Le président afghan Hamid Karzaï a invité les talibans à parler directement à son gouvernement, tout en demandant au Pakistan de faciliter les négociations de paix après dix années de guerre en Afghanistan.

«Dans le but de réaliser les objectifs du processus de paix, j'invite la direction des talibans à engager des discussions directes avec le gouvernement afghan», a déclaré M. Karzaï dans un communiqué.

«Tout en soulignant l'importance du soutien du Pakistan dans le processus de paix, je demande au gouvernement frère du Pakistan de soutenir et de faciliter nos efforts de négociations directes» avec les insurgés, a-t-il poursuivi.

Les talibans, chassés du pouvoir à la fin 2001 par une coalition menée par les États-Unis, poursuivent depuis dix ans une guérilla contre les armées occidentales et afghane. Début janvier, ils ont annoncé leur intention d'ouvrir un bureau au Qatar pour discuter avec les États-Unis.

Le gouvernement afghan a donné son accord pour l'installation de cette représentation hors d'Afghanistan, tout en ne cachant pas sa crainte d'être mis à l'écart des négociations. Washington a à plusieurs reprises rassuré les autorités afghanes quant à leur présence dans ces discussions.

La position de Kaboul semble, de fait, particulièrement délicate, Hamid Karzaï multipliant les déclarations contradictoires.

Dans une interview à la chaîne australienne SBS diffusée mardi, le chef d'État afghan affirme ainsi parler «chaque jour» aux insurgés. «Nous leur parlions il y a quelques jours à peine quelque part dans la région», observe-t-il lors d'un entretien qui s'est tenu la semaine passée.

Jeudi dernier, ce même Hamid Karzaï, en affirmant qu'«il y a eu des contacts entre le gouvernement afghan et les talibans», a provoqué l'ire des insurgés, qui ont «rejeté fortement» les déclarations du président afghan.

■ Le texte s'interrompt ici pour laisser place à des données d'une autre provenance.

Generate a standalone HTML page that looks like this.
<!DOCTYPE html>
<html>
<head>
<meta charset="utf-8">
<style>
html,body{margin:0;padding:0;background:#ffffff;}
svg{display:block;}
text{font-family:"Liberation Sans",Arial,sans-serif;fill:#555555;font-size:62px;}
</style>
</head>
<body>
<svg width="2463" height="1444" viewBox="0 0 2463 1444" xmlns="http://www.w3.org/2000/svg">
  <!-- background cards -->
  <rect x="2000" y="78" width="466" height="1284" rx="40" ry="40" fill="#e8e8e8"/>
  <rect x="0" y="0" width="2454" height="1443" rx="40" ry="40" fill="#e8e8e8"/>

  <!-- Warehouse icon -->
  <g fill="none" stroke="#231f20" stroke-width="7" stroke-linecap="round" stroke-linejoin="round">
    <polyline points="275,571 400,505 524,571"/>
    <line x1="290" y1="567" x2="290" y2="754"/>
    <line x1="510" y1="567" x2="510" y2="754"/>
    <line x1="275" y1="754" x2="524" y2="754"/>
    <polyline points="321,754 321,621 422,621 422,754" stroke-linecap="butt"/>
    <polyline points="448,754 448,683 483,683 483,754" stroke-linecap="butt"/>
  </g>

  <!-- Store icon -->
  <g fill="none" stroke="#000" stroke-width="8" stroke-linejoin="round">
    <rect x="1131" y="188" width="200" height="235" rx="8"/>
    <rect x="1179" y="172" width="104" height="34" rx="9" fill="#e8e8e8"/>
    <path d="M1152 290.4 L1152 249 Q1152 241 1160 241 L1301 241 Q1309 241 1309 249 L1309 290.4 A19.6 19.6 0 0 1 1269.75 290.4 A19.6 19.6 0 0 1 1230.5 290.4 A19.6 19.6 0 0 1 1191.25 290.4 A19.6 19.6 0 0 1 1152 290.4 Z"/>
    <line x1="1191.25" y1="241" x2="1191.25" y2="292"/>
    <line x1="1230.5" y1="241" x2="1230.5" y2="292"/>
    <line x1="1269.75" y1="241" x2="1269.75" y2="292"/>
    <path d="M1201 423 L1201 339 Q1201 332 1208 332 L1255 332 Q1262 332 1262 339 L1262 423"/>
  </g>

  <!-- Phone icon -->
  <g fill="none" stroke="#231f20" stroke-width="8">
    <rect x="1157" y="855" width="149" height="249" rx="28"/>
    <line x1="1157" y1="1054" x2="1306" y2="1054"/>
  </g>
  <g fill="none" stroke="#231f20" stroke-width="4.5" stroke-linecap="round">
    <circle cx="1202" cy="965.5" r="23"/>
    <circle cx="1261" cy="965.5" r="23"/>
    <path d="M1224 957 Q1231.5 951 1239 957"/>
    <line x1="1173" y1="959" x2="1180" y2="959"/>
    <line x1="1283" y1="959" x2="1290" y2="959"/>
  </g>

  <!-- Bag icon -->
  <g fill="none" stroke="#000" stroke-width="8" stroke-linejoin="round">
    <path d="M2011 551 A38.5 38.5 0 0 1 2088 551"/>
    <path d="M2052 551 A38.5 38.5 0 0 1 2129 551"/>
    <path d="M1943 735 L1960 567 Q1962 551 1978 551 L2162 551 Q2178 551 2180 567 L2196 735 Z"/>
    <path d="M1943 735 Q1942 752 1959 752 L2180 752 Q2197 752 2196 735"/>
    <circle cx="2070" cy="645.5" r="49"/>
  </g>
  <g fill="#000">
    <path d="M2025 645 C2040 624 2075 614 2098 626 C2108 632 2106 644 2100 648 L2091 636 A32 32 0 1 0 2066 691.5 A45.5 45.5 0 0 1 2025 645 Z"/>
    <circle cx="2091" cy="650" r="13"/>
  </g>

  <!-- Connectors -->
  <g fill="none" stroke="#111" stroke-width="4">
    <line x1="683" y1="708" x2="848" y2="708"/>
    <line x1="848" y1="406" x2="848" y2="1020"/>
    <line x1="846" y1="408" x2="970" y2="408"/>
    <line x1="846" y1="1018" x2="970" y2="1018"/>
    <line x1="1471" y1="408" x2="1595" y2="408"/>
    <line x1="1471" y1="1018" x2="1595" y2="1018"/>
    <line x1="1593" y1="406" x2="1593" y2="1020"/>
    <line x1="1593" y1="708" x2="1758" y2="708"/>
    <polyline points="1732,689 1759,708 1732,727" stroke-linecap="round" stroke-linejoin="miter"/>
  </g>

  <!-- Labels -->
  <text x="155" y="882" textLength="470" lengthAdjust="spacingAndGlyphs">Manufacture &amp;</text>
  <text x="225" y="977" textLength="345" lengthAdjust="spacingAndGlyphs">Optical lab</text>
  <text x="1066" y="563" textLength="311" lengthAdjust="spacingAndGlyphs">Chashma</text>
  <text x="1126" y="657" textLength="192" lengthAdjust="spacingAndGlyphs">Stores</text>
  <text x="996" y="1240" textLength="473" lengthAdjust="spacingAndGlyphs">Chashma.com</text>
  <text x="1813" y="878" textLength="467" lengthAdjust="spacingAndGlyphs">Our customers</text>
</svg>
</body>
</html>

Dans leurs diverses prises de parole, souvent publiées sur leur site «Voice of Jihad» (la voix du djihad), les rebelles qualifient généralement Kaboul d'«administration fantoche», de «marionnette» «sans pouvoir», de «larbin» ou de «dupe».

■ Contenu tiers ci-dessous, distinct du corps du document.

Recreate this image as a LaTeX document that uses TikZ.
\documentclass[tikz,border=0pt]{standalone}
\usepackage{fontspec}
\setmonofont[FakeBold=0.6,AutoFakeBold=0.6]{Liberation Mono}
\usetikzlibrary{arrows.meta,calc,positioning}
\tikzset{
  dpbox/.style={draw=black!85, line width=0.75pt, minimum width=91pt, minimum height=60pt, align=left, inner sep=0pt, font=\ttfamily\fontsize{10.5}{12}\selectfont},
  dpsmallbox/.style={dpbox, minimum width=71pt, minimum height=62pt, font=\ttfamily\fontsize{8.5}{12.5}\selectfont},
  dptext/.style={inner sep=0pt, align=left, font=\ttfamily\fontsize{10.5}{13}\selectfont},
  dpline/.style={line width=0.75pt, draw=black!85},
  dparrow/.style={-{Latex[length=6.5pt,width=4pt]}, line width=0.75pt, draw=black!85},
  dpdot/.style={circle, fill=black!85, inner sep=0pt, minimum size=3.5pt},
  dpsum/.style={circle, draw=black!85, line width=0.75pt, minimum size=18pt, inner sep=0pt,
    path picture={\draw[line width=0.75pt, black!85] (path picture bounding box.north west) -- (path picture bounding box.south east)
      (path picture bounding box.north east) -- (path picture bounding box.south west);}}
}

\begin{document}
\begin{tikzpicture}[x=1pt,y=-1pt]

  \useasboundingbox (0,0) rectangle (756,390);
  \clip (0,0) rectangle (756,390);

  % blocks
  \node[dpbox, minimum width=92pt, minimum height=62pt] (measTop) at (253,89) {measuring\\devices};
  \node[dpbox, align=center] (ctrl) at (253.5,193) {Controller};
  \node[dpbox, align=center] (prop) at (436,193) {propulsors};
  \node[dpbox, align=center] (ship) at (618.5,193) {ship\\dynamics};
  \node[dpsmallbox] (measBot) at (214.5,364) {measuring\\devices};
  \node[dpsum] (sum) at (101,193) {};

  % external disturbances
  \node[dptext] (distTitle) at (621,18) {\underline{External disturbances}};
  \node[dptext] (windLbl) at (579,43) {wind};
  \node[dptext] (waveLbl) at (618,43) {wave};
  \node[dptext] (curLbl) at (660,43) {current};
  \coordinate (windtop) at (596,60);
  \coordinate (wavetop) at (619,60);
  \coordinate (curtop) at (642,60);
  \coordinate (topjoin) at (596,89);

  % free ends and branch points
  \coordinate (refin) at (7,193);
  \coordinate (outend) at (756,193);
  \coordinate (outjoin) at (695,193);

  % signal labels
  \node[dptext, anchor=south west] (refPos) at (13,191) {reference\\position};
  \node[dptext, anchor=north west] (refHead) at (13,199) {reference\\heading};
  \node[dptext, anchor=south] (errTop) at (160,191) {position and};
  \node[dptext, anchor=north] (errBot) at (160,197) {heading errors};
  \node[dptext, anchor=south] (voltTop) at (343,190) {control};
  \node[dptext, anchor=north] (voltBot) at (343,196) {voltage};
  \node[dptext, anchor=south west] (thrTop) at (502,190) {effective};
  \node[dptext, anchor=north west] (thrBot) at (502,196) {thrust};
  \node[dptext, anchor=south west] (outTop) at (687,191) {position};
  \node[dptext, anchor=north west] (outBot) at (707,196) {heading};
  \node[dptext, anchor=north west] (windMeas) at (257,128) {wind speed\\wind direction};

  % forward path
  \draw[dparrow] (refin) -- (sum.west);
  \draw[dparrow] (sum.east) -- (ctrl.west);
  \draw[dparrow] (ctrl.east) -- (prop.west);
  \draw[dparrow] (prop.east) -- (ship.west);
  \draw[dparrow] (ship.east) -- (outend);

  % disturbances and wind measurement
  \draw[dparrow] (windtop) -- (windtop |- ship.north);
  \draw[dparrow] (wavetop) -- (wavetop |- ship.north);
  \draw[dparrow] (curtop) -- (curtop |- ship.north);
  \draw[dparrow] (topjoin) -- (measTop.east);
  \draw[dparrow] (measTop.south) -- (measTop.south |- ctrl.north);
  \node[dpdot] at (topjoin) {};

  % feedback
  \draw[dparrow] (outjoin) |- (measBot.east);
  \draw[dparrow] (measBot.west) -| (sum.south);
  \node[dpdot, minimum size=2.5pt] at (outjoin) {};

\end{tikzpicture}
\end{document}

Mi-février, un porte-parole des rebelles, Zabiullah Mujahid, avait observé, dans une réponse écrite à CNN, que rencontrer les autorités afghanes «ne serait pas avantageux pour résoudre» la question afghane.

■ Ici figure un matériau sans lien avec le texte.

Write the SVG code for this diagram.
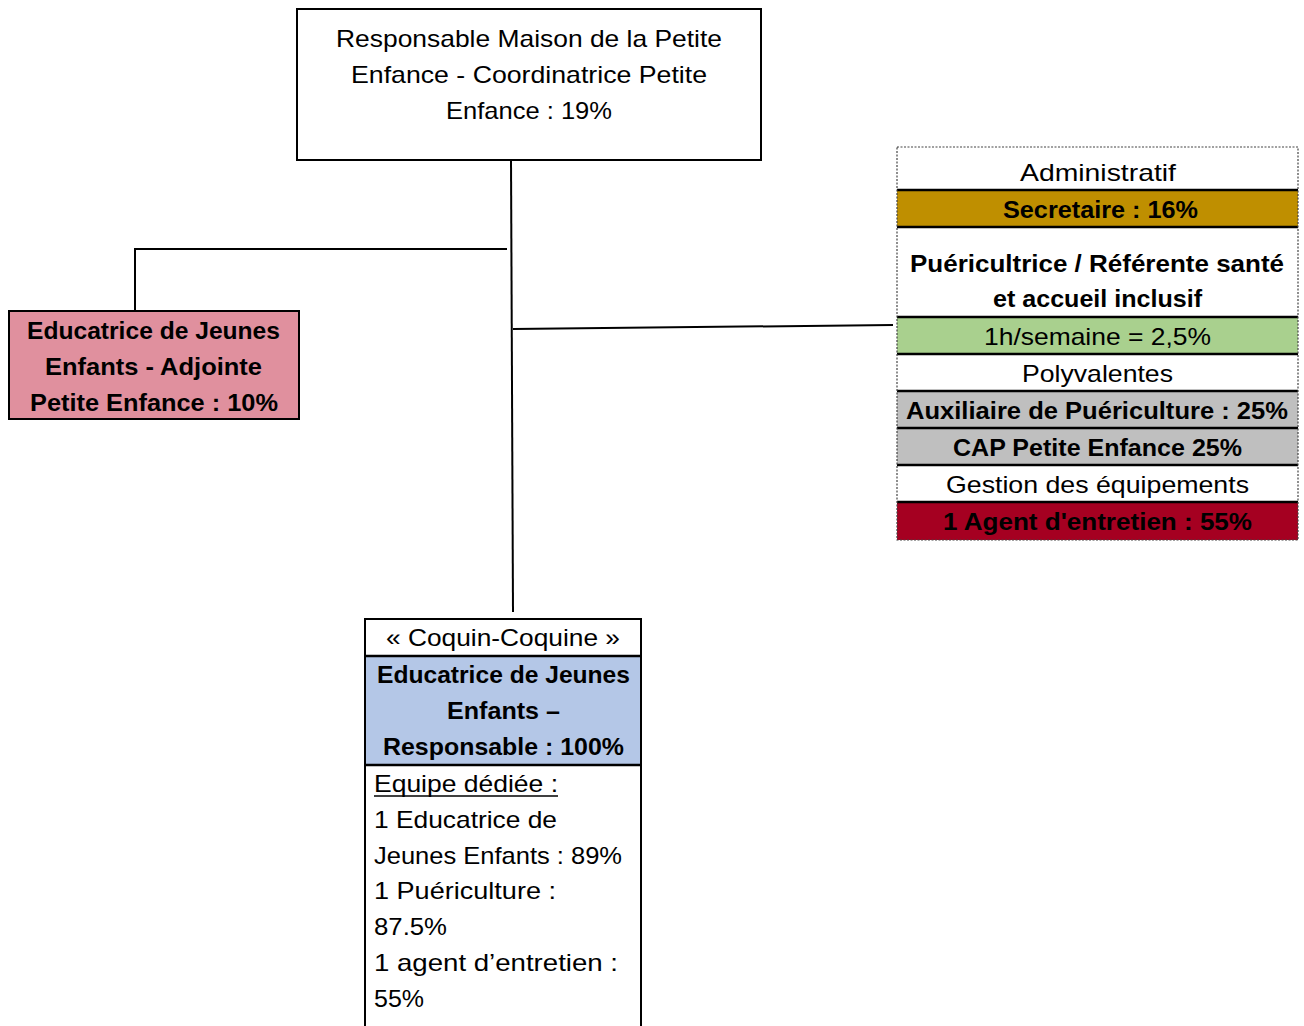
<svg xmlns="http://www.w3.org/2000/svg" width="1304" height="1026" viewBox="0 0 1304 1026">
<style>
text{font-family:"Liberation Sans",Arial,sans-serif;font-size:24px;fill:#000}
.b{font-weight:bold}
.c{text-anchor:middle}
.box{stroke:#000;stroke-width:2}
.sep{stroke:#000;stroke-width:2.5}
.conn{stroke:#000;stroke-width:2;fill:none}
</style>
<rect width="1304" height="1026" fill="#fff"/>
<g id="connectors">
<line class="conn" x1="511" y1="160" x2="513" y2="612"/>
<polyline class="conn" points="507,249 135,249 135,311"/>
<line class="conn" x1="513" y1="329" x2="893" y2="325"/>
</g>
<g id="top">
<rect class="box" x="297" y="9" width="464" height="151" fill="#fff"/>
<text x="336" y="47" textLength="386" lengthAdjust="spacingAndGlyphs">Responsable Maison de la Petite</text>
<text x="351" y="83" textLength="356" lengthAdjust="spacingAndGlyphs">Enfance - Coordinatrice Petite</text>
<text x="446" y="119" textLength="166" lengthAdjust="spacingAndGlyphs">Enfance : 19%</text>
</g>
<g id="adjointe">
<rect class="box" x="9" y="311" width="290" height="108" fill="#E0909E"/>
<text class="b" x="27" y="339" textLength="253" lengthAdjust="spacingAndGlyphs">Educatrice de Jeunes</text>
<text class="b" x="45" y="375" textLength="217" lengthAdjust="spacingAndGlyphs">Enfants - Adjointe</text>
<text class="b" x="30" y="411" textLength="248" lengthAdjust="spacingAndGlyphs">Petite Enfance : 10%</text>
</g>
<g id="services">
<rect x="897" y="147" width="401" height="393" fill="#fff"/>
<rect x="897" y="190" width="401" height="37" fill="#BF8F00"/>
<rect x="897" y="317" width="401" height="37" fill="#A9D08E"/>
<rect x="897" y="391" width="401" height="74" fill="#BFBFBF"/>
<rect x="897" y="502" width="401" height="38" fill="#A50021"/>
<g class="sep">
<line x1="897" y1="190" x2="1298" y2="190"/>
<line x1="897" y1="227" x2="1298" y2="227"/>
<line x1="897" y1="317" x2="1298" y2="317"/>
<line x1="897" y1="354" x2="1298" y2="354"/>
<line x1="897" y1="391" x2="1298" y2="391"/>
<line x1="897" y1="428" x2="1298" y2="428"/>
<line x1="897" y1="465" x2="1298" y2="465"/>
<line x1="897" y1="502" x2="1298" y2="502"/>
</g>
<rect x="897" y="147" width="401" height="393" fill="none" stroke="#444" stroke-width="1.2" stroke-dasharray="2,1.5"/>
<text x="1020" y="181" textLength="156" lengthAdjust="spacingAndGlyphs">Administratif</text>
<text class="b" x="1003" y="218" textLength="195" lengthAdjust="spacingAndGlyphs">Secretaire : 16%</text>
<text class="b" x="910" y="272" textLength="374" lengthAdjust="spacingAndGlyphs">Puéricultrice / Référente santé</text>
<text class="b" x="993" y="307" textLength="209" lengthAdjust="spacingAndGlyphs">et accueil inclusif</text>
<text x="984" y="345" textLength="227" lengthAdjust="spacingAndGlyphs">1h/semaine = 2,5%</text>
<text x="1022" y="382" textLength="151" lengthAdjust="spacingAndGlyphs">Polyvalentes</text>
<text class="b" x="906" y="419" textLength="382" lengthAdjust="spacingAndGlyphs">Auxiliaire de Puériculture : 25%</text>
<text class="b" x="953" y="456" textLength="289" lengthAdjust="spacingAndGlyphs">CAP Petite Enfance 25%</text>
<text x="946" y="493" textLength="303" lengthAdjust="spacingAndGlyphs">Gestion des équipements</text>
<text class="b" x="943" y="530" textLength="309" lengthAdjust="spacingAndGlyphs">1 Agent d'entretien : 55%</text>
</g>
<g id="coquin">
<rect x="365" y="656" width="276" height="109" fill="#B4C7E7"/>
<rect class="box" x="365" y="619" width="276" height="420" fill="none"/>
<line class="sep" x1="365" y1="656" x2="641" y2="656"/>
<line class="sep" x1="365" y1="765" x2="641" y2="765"/>
<text x="386" y="646" textLength="234" lengthAdjust="spacingAndGlyphs">« Coquin-Coquine »</text>
<text class="b" x="377" y="683" textLength="253" lengthAdjust="spacingAndGlyphs">Educatrice de Jeunes</text>
<text class="b" x="447" y="719" textLength="113" lengthAdjust="spacingAndGlyphs">Enfants –</text>
<text class="b" x="383" y="755" textLength="241" lengthAdjust="spacingAndGlyphs">Responsable : 100%</text>
<text x="374" y="792" textLength="184" lengthAdjust="spacingAndGlyphs">Equipe dédiée :</text>
<line x1="374" y1="796" x2="558" y2="796" stroke="#000" stroke-width="1.5"/>
<text x="374" y="828" textLength="183" lengthAdjust="spacingAndGlyphs">1 Educatrice de</text>
<text x="374" y="864" textLength="248" lengthAdjust="spacingAndGlyphs">Jeunes Enfants : 89%</text>
<text x="374" y="899" textLength="182" lengthAdjust="spacingAndGlyphs">1 Puériculture :</text>
<text x="374" y="935" textLength="73" lengthAdjust="spacingAndGlyphs">87.5%</text>
<text x="374" y="971" textLength="244" lengthAdjust="spacingAndGlyphs">1 agent d’entretien :</text>
<text x="374" y="1007" textLength="50" lengthAdjust="spacingAndGlyphs">55%</text>
</g>
</svg>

«La question est de savoir qui a le pouvoir de prendre une décision et qui ne l'a pas» et «tous dans le monde savent que ceux qui ont l'autorité par opposition aux (talibans) est l'Amérique», avait-il ajouté.

Déterminé à tourner la page de 2011, désastreuse pour son image avec, entre autres, la découverte qu'Oussama ben Laden s'était caché pendant plusieurs années chez lui avant d'y être tué en mai par un commando américain, le Pakistan semble déterminé à jouer un rôle dans le processus de paix en Afghanistan, profitant de l'ouverture diplomatique annoncée par les talibans.

Islamabad considère comme vitale la présence de régimes amis chez ses voisins iranien et afghan en raison de ce qu'il considère comme une menace permanente sur sa frontière avec son rival de toujours, l'Inde. Mais il est régulièrement accusé par Washington et Kaboul de soutenir les talibans afghans.